Может быть, всё это бросилось Коровину в глаза и потому, что он смотрел взглядом профессионального художника, и потому, что, конечно, помнил Чехова давних лет, московские прогулки в Сокольники, встречи в мастерских. Помнил Чехова молодого, красивого, с «добрыми смеющимися глазами». Теперь болезнь отказала ему почти во всем. За обедом он спросил Коровина: «Отчего вы не пьете вино?.. Если бы я был здоров, я бы пил… Я так люблю вино…»
Коровин запомнил ялтинский кабинет: «В комнате Антона Павловича все было чисто прибрано, светло и просто — немножко, как у больных. Пахло креозотом.
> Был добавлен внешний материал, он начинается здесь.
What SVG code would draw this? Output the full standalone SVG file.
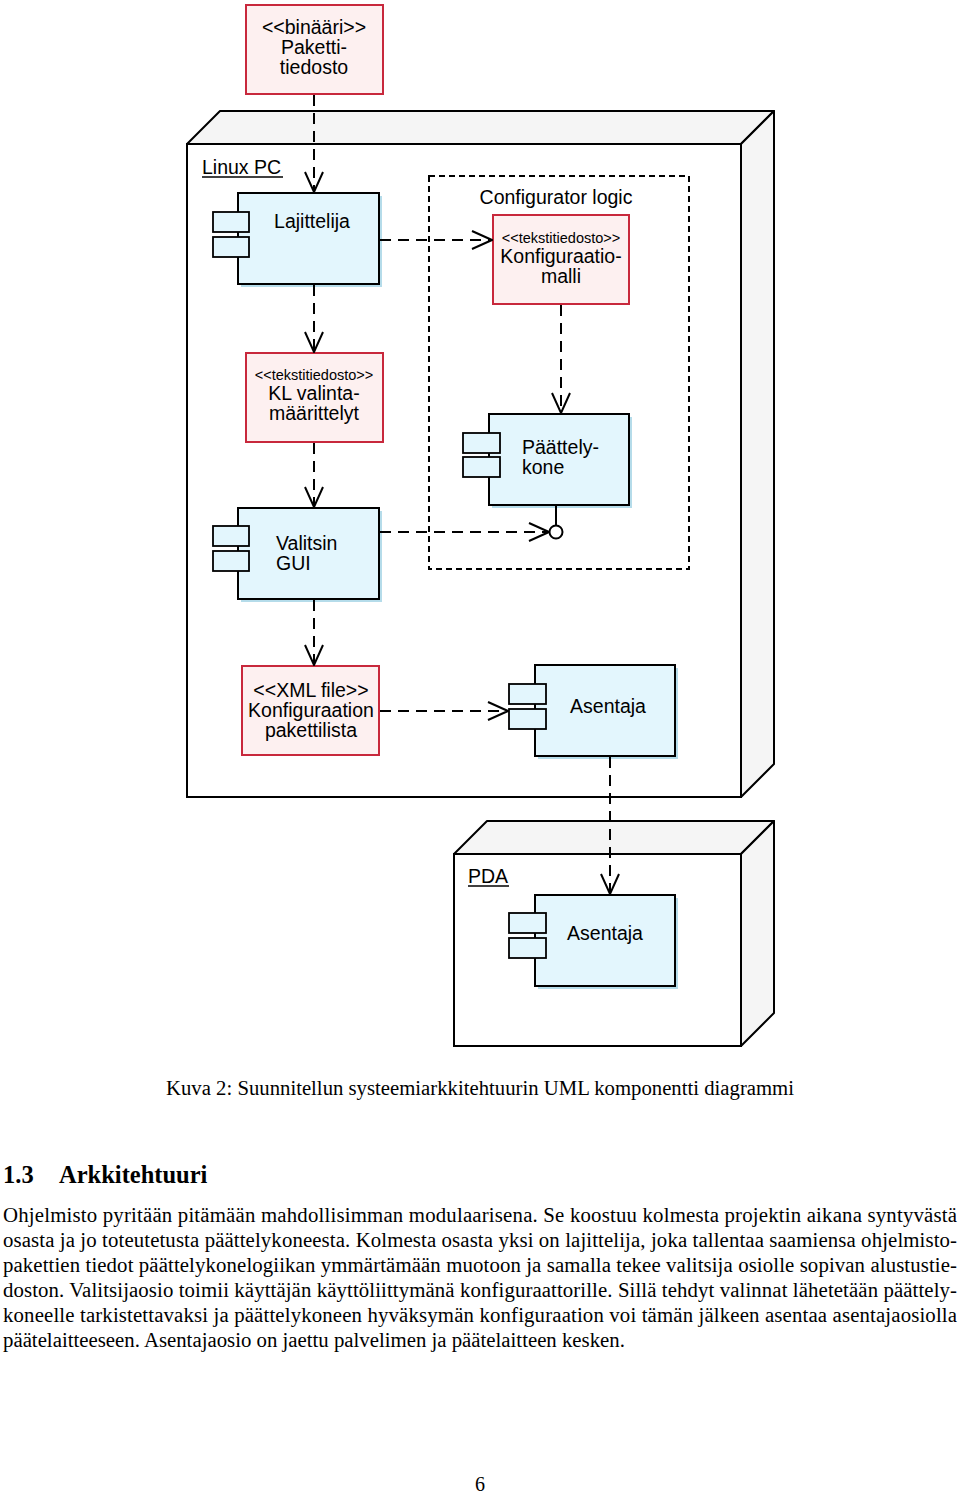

На столе стоял календарь и веером вставленные в особую подставку много фотографий — портреты артистов и знакомых. На стенах были тоже развешаны фотографии — тоже портреты, и среди них — Толстого, Михайловского, Суворина, Потапенко, Левитана и других». Когда Константин Алексеевич показал свои крымские работы — ночь, спящие большие корабли, — Чехов попросил оставить их ненадолго: «Я еще хочу посмотреть их, один…»
Настроение Чехова выдавали не жалобы на снег, дождь, ветер, а то, что он почти не работал. Ничего, по его словам, не «вытанцовывалось». Он рассказал Книппер: «Я работаю, но не совсем удачно. Мешает война, а в последние дни — расстройство кишечника. Всё кажется, будто по случаю войны никто читать не станет».
К прежним уподоблениям жизни в Ялте ссылке в «теплую Сибирь», на Камчатку, на необитаемый остров добавилось еще одно: «<…> я в этой Ялте одинок, как комета, и чувствую себя не особенно хорошо». Ему казалось, что летом, на подмосковной даче, удастся «пописать, подумать», половить рыбу новым способом, которому его научил Коровин: «Я так мечтаю о лете!» Шутил, что поймает одного лишь пескарика, да и «тот пой-мается из склонности к самоубийству». Он приписывал свое раздражение кашлю и крымскому климату, о котором сказал, что любит и презирает его, «как любят и презирают хорошеньких, но скверных женщин». Уже с марта спрашивал жену, когда ему тронуться в путь. В конце апреля писал Книппер: «Уеду я из Ялты не без удовольствия; скучно здесь, весны нет, да и нездоровится».
В желании скорее покинуть Ялту, хотя наступало хорошее время, разгар крымской весны, ощущалось какое-то особое беспокойство. Намерение поехать в июле или августе врачом на Дальний Восток — а он упорно говорил об этом — никем, видимо, не воспринималось всерьез.